For instance, if your heroine's inner conflict is over having control, maybe her love interest can be someone who takes chances even when the odds are against him and needs to focus on endeavours where the odds are in his favour. Maybe his biggest problem in life comes from his refusal to accept certain realities, and he needs to learn from the heroine how to accept situations better. Maybe he's always denying himself pleasure to focus on his long term goals, and learns from the heroine's example to benefit by giving in to a few temptations.

By making their inner conflicts different, you will make both characters more complex and make their relationship more interesting. Showing how each person offers the other an opportunity to grow shows they are suited for each other and make a good partnership.

One More Consideration..

While the above is generalized information that applies to a wide variety of romances, you should know many subgenres and categories of romance novels exist.

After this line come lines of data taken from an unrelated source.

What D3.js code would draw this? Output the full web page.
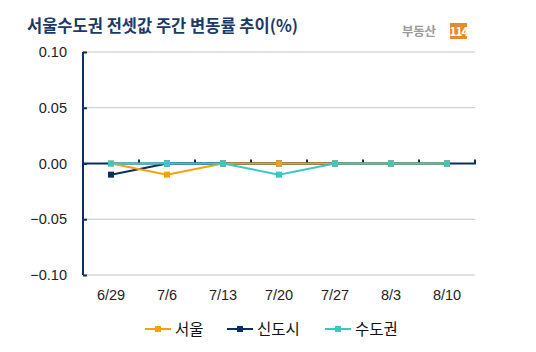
<!DOCTYPE html>
<html><head><meta charset="utf-8">
<script src="https://cdn.jsdelivr.net/npm/d3@7"></script>
<style>
body{margin:0;background:#fff;}
svg{display:block;font-family:"Noto Sans CJK KR","DejaVu Sans",sans-serif;}
</style></head><body>
<svg id="c" width="536" height="352"></svg>
<script>
const categories = ["6/29","7/6","7/13","7/20","7/27","8/3","8/10"];
const seoul = [0, -0.01, 0, 0, 0, 0, 0];
const newTown = [-0.01, 0, 0, 0, 0, 0, 0];
const capital = [0, 0, 0, -0.01, 0, 0, 0];
const yTicks = [0.10, 0.05, 0.00, -0.05, -0.10];
const seriesNames = ["서울","신도시","수도권"];
const colors = ["#F5A20A","#0B2F5E","#3CC6C8"];

const svg = d3.select("#c");
const x = d3.scaleBand().domain(categories).range([83, 475]);
const y = d3.scaleLinear().domain([-0.10, 0.10]).range([275, 52]);

// title
svg.append("text").attr("x", 27).attr("y", 32).attr("font-size", 16.5).attr("font-weight", "bold")
  .attr("fill", "#1B3A66").text("서울수도권 전셋값 주간 변동률 추이(%)");
// logo
svg.append("text").attr("x", 402).attr("y", 36).attr("font-size", 12.5).attr("font-weight","bold")
  .attr("fill", "#9a9a9a").attr("letter-spacing", -0.3).text("부동산");
svg.append("rect").attr("x", 450).attr("y", 23).attr("width", 17).attr("height", 16).attr("fill", "#E8892E");
svg.append("text").attr("x", 458.5).attr("y", 36).attr("font-size", 12).attr("font-weight","bold")
  .attr("text-anchor","middle").attr("fill", "#fff").attr("letter-spacing", -1).text("114");

// grid
svg.append("g").selectAll("line").data(yTicks.filter(d => d !== 0)).join("line")
  .attr("x1", 83).attr("x2", 475).attr("y1", d => y(d)).attr("y2", d => y(d))
  .attr("stroke", "#C4C4C4").attr("stroke-width", 1);

// y axis
const yAxis = d3.axisLeft(y).tickValues(yTicks).tickSize(4).tickFormat(d3.format(".2f"));
const ya = svg.append("g").attr("transform", "translate(83,0)").call(yAxis);
ya.select(".domain").attr("stroke", "#0B2F5E").attr("stroke-width", 2).attr("d", "M0,52V275");
ya.selectAll(".tick line").attr("stroke", "#0B2F5E").attr("stroke-width", 2).attr("x1", 0).attr("x2", 4);
ya.selectAll(".tick text").attr("x", -16).attr("font-size", 14.5).attr("fill", "#222")
  .attr("font-family", "Liberation Sans, Arial, sans-serif");

// zero line (x axis) with boundary ticks
svg.append("line").attr("x1", 83).attr("x2", 476).attr("y1", y(0)).attr("y2", y(0))
  .attr("stroke", "#0B2F5E").attr("stroke-width", 2);
const bounds = categories.slice(1).map(c => x(c)).concat([x.range()[1]]);
svg.append("g").selectAll("line").data(bounds).join("line")
  .attr("x1", d => d).attr("x2", d => d).attr("y1", y(0) - 4).attr("y2", y(0))
  .attr("stroke", "#0B2F5E").attr("stroke-width", 2);

// x labels
svg.append("g").selectAll("text").data(categories).join("text")
  .attr("x", d => x(d) + x.bandwidth() / 2).attr("y", 300).attr("text-anchor", "middle")
  .attr("font-size", 14.5).attr("fill", "#222").attr("font-family", "Liberation Sans, Arial, sans-serif")
  .text(d => d);

// series (draw order: 신도시, 서울, 수도권)
const data = [seoul, newTown, capital];
const order = [1, 0, 2];
const line = d3.line().x((d, i) => x(categories[i]) + x.bandwidth() / 2).y(d => y(d));
order.forEach(k => {
  const s = data[k];
  const g = svg.append("g");
  g.append("path").attr("d", line(s)).attr("fill", "none").attr("stroke", colors[k]).attr("stroke-width", 2);
  g.selectAll("rect").data(s).join("rect")
    .attr("x", (d, i) => x(categories[i]) + x.bandwidth() / 2 - 3)
    .attr("y", d => y(d) - 3).attr("width", 6).attr("height", 6).attr("fill", colors[k]);
});

// legend
const legX = [145, 227, 325];
const lg = svg.append("g");
seriesNames.forEach((n, k) => {
  lg.append("line").attr("x1", legX[k]).attr("x2", legX[k] + 26).attr("y1", 329).attr("y2", 329)
    .attr("stroke", colors[k]).attr("stroke-width", 2);
  lg.append("rect").attr("x", legX[k] + 10).attr("y", 326).attr("width", 6).attr("height", 6).attr("fill", colors[k]);
  lg.append("text").attr("x", legX[k] + 30).attr("y", 335).attr("font-size", 15.5).attr("fill", "#111").text(n);
});
</script></body></html>
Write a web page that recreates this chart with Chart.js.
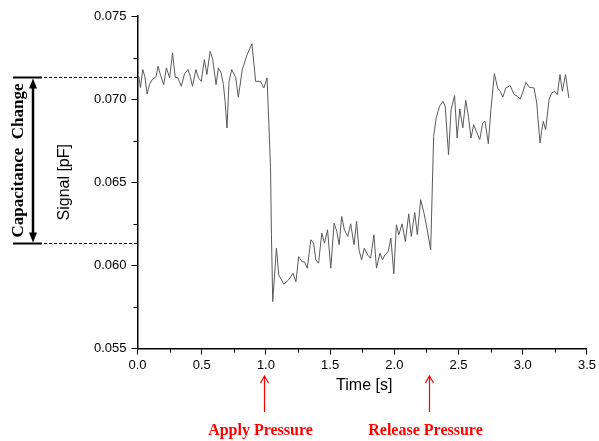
<!DOCTYPE html>
<html>
<head>
<meta charset="utf-8">
<script src="https://cdn.jsdelivr.net/npm/chart.js@4.4.1/dist/chart.umd.min.js"></script>
<style>
html,body{margin:0;padding:0;background:#fff;}
canvas{display:block;}
</style>
</head>
<body>
<canvas id="c" width="599" height="441"></canvas>
<script>
// Time [s]
const times = [0.010,0.023,0.041,0.057,0.075,0.093,0.114,0.134,0.145,0.160,0.178,0.204,0.225,0.250,0.273,0.294,0.315,0.341,0.366,0.393,0.411,0.428,0.455,0.475,0.496,0.521,0.540,0.566,0.586,0.612,0.630,0.651,0.669,0.682,0.697,0.713,0.734,0.765,0.785,0.816,0.854,0.891,0.920,0.958,0.984,1.009,1.023,1.036,1.043,1.053,1.082,1.100,1.139,1.177,1.211,1.234,1.255,1.280,1.301,1.322,1.350,1.371,1.389,1.410,1.435,1.456,1.480,1.505,1.531,1.552,1.570,1.590,1.611,1.637,1.660,1.686,1.706,1.725,1.745,1.766,1.792,1.815,1.841,1.861,1.888,1.908,1.926,1.952,1.973,1.996,2.016,2.035,2.060,2.086,2.112,2.132,2.159,2.179,2.205,2.231,2.256,2.283,2.306,2.326,2.352,2.378,2.396,2.422,2.442,2.469,2.489,2.510,2.533,2.556,2.577,2.597,2.618,2.644,2.665,2.688,2.706,2.732,2.752,2.779,2.804,2.825,2.845,2.868,2.902,2.933,2.959,2.980,2.998,3.025,3.050,3.088,3.109,3.119,3.135,3.147,3.160,3.178,3.205,3.225,3.248,3.269,3.290,3.308,3.333,3.359];
// Signal [pF]
const signal = [0.07137,0.07069,0.07178,0.07137,0.07031,0.07087,0.07117,0.07128,0.07137,0.07198,0.07148,0.07087,0.07188,0.07128,0.07278,0.07131,0.07128,0.07077,0.07152,0.07178,0.07137,0.07077,0.07178,0.07128,0.07107,0.07238,0.07148,0.07288,0.07238,0.07087,0.07188,0.07158,0.07087,0.06987,0.06827,0.07107,0.07178,0.07130,0.07011,0.07178,0.07268,0.07333,0.07107,0.07107,0.07067,0.07128,0.06846,0.06587,0.06184,0.05782,0.06104,0.05943,0.05887,0.05913,0.05953,0.05902,0.06053,0.06023,0.06019,0.05983,0.06154,0.06134,0.06033,0.06013,0.06194,0.06134,0.06214,0.05983,0.06254,0.06204,0.06124,0.06294,0.06214,0.06174,0.06250,0.06124,0.06264,0.06093,0.06033,0.06104,0.06063,0.06043,0.06184,0.05983,0.06073,0.06033,0.06063,0.06083,0.06164,0.05949,0.06244,0.06184,0.06250,0.06143,0.06310,0.06174,0.06318,0.06184,0.06395,0.06314,0.06214,0.06093,0.06776,0.06887,0.06957,0.06987,0.06957,0.06666,0.06937,0.07021,0.06766,0.06941,0.06827,0.06993,0.06896,0.06766,0.06846,0.06796,0.06756,0.06857,0.06866,0.06732,0.06937,0.07154,0.07067,0.07047,0.07013,0.07067,0.07081,0.07027,0.07017,0.07001,0.07037,0.07101,0.07072,0.07067,0.06977,0.06877,0.06736,0.06806,0.06866,0.06816,0.06997,0.07037,0.07047,0.07027,0.07148,0.07047,0.07148,0.07007];
const xTicks = [0,0.5,1.0,1.5,2.0,2.5,3.0,3.5];
const yTicks = [0.055,0.060,0.065,0.070,0.075];
const xMinor = [0.25,0.75,1.25,1.75,2.25,2.75,3.25];
const yMinor = [0.0575,0.0625,0.0675,0.0725];
const changeLevels = [0.07136,0.06136];
const events = [{t:0.985,label:'Apply Pressure'},{t:2.27,label:'Release Pressure'}];

const points = times.map((t,i)=>({x:t,y:signal[i]}));

const annot = {
  id:'annot',
  afterDraw(chart){
    const ctx = chart.ctx, ca = chart.chartArea;
    const xs = chart.scales.x, ys = chart.scales.y;
    ctx.save();
    ctx.strokeStyle = '#000';
    // minor ticks
    ctx.lineWidth = 1;
    xMinor.forEach(v=>{
      const px = Math.round(xs.getPixelForValue(v))+0.5;
      ctx.beginPath(); ctx.moveTo(px, ca.bottom); ctx.lineTo(px, ca.bottom+4); ctx.stroke();
    });
    yMinor.forEach(v=>{
      const py = Math.round(ys.getPixelForValue(v))+0.5;
      ctx.beginPath(); ctx.moveTo(ca.left-4, py); ctx.lineTo(ca.left, py); ctx.stroke();
    });
    // capacitance change bracket
    const yTop = Math.round(ys.getPixelForValue(changeLevels[0]))+0.5;
    const yBot = Math.round(ys.getPixelForValue(changeLevels[1]))+0.5;
    ctx.lineWidth = 2;
    [yTop,yBot].forEach(y=>{
      ctx.beginPath(); ctx.moveTo(13,y); ctx.lineTo(42,y); ctx.stroke();
    });
    ctx.lineWidth = 1;
    ctx.setLineDash([3,2]);
    [yTop,yBot].forEach(y=>{
      ctx.beginPath(); ctx.moveTo(44,y); ctx.lineTo(ca.left,y); ctx.stroke();
    });
    ctx.setLineDash([]);
    const ax = 33;
    ctx.lineWidth = 2.5;
    ctx.beginPath(); ctx.moveTo(ax, yTop+8); ctx.lineTo(ax, yBot-8); ctx.stroke();
    ctx.fillStyle = '#000';
    ctx.beginPath(); ctx.moveTo(ax, yTop+1); ctx.lineTo(ax-4, yTop+11); ctx.lineTo(ax+4, yTop+11); ctx.closePath(); ctx.fill();
    ctx.beginPath(); ctx.moveTo(ax, yBot-1); ctx.lineTo(ax-4, yBot-11); ctx.lineTo(ax+4, yBot-11); ctx.closePath(); ctx.fill();
    // rotated bold label
    ctx.save();
    ctx.translate(19, (yTop+yBot)/2);
    ctx.rotate(-Math.PI/2);
    ctx.font = 'bold 17px "Liberation Serif"';
    ctx.textAlign = 'center'; ctx.textBaseline = 'middle';
    ctx.fillText('Capacitance  Change', 0, 0);
    ctx.restore();
    // axis titles
    ctx.fillStyle = '#000';
    ctx.save();
    ctx.translate(65, (ca.top+ca.bottom)/2);
    ctx.rotate(-Math.PI/2);
    ctx.font = '16px "Liberation Sans"';
    ctx.textAlign = 'center'; ctx.textBaseline = 'middle';
    ctx.fillText('Signal [pF]', 0, 0);
    ctx.restore();
    ctx.font = '16px "Liberation Sans"';
    ctx.textAlign = 'center'; ctx.textBaseline = 'middle';
    ctx.fillText('Time [s]', (ca.left+ca.right)/2 + 2, 386);
    // event arrows
    ctx.strokeStyle = '#ff0000'; ctx.fillStyle = '#ff0000';
    events.forEach(e=>{
      const px = Math.round(xs.getPixelForValue(e.t))+0.5;
      ctx.lineWidth = 1.2;
      ctx.beginPath(); ctx.moveTo(px, 412); ctx.lineTo(px, 376); ctx.stroke();
      ctx.beginPath(); ctx.moveTo(px-4, 383); ctx.lineTo(px, 376); ctx.lineTo(px+4, 383); ctx.stroke();
      ctx.font = 'bold 16px "Liberation Serif"';
      ctx.textAlign = 'center'; ctx.textBaseline = 'middle';
      ctx.fillText(e.label, px-4, 431);
    });
    ctx.restore();
  }
};

new Chart(document.getElementById('c'), {
  type:'line',
  data:{datasets:[{data:points, borderColor:'#5a5a5a', borderWidth:1, pointRadius:0, tension:0, fill:false}]},
  options:{
    responsive:false, animation:false, devicePixelRatio:1,
    layout:{padding:{top:16,right:8,left:0,bottom:0}},
    plugins:{legend:{display:false}, tooltip:{enabled:false}},
    scales:{
      x:{type:'linear', min:0, max:3.5,
        afterBuildTicks: s=>{ s.ticks = xTicks.map(v=>({value:v})); },
        ticks:{callback:v=>Number(v).toFixed(1), font:{family:'Liberation Sans', size:13}, color:'#000', padding:3, maxRotation:0, autoSkip:false},
        grid:{drawOnChartArea:false, drawTicks:true, tickLength:6, color:'#000', lineWidth:1},
        border:{color:'#000', width:1.5},
        afterFit: s=>{ s.height = 92.5; }
      },
      y:{type:'linear', min:0.055, max:0.075,
        afterBuildTicks: s=>{ s.ticks = yTicks.map(v=>({value:v})); },
        ticks:{callback:v=>Number(v).toFixed(3), font:{family:'Liberation Sans', size:13}, color:'#000', padding:5, autoSkip:false},
        grid:{drawOnChartArea:false, drawTicks:true, tickLength:6, color:'#000', lineWidth:1},
        border:{color:'#000', width:1.5},
        afterFit: s=>{ s.width = 137.5; }
      }
    }
  },
  plugins:[annot]
});
</script>
</body>
</html>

Some romance lines are targeted to a specific age of reader. There are young adult romances for teenage readers, romances for women in their 20s who may be sexually active, and romances for women in their 30s or their 50s who are interested in more mature relationships.

Some romance lines have very little graphic sexual content. A Christian romance, for example, will have no sex outside of marriage. Other romances are so graphic they could be classified as erotica.

Before you write your romance, it's a good idea to check out the romance lines put out by major publishers. Figure out which lines you would be most interested in writing for and tailor your story to fit that line's requirements.